St. Paul speaks of the Church as having a cornerstone in Christ, and each of the saints being added in as stones beginning with the Apostles. (Eph 2:19-21) If we are not added in, then the building is incomplete. If they are not there, then we are not building on the foundation, but are like the top half of a building sitting on the ground. God is building His Church and we can be part of that. With all the saints in the history of the Church, we find out who we are and where we fit into God's whole plan. We discover that it is not just I and God, but the whole Body of Christ from beginning to end to which my salvation is connected in one way or another.

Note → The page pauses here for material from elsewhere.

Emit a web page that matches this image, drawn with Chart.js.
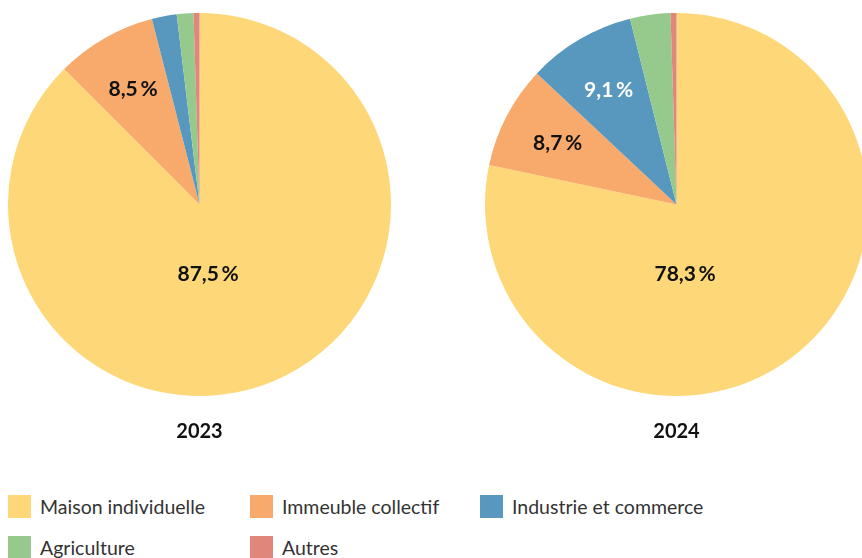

Our history is important, as I said at the beginning. The history of the saints in the Church have lived out this faith that looks not at how things are, but at what they will become in God and acts accordingly. May we each gain a greater and deeper sense of God's reality through humility and contentment so that we can gain the pure eyes of the heart to "see God" as Jesus states in the Beatitudes. Easy? No. Go ahead, take up your cross and follow Him. You will find the ability to do amazing things if only you learn to depend on Him and give of yourself.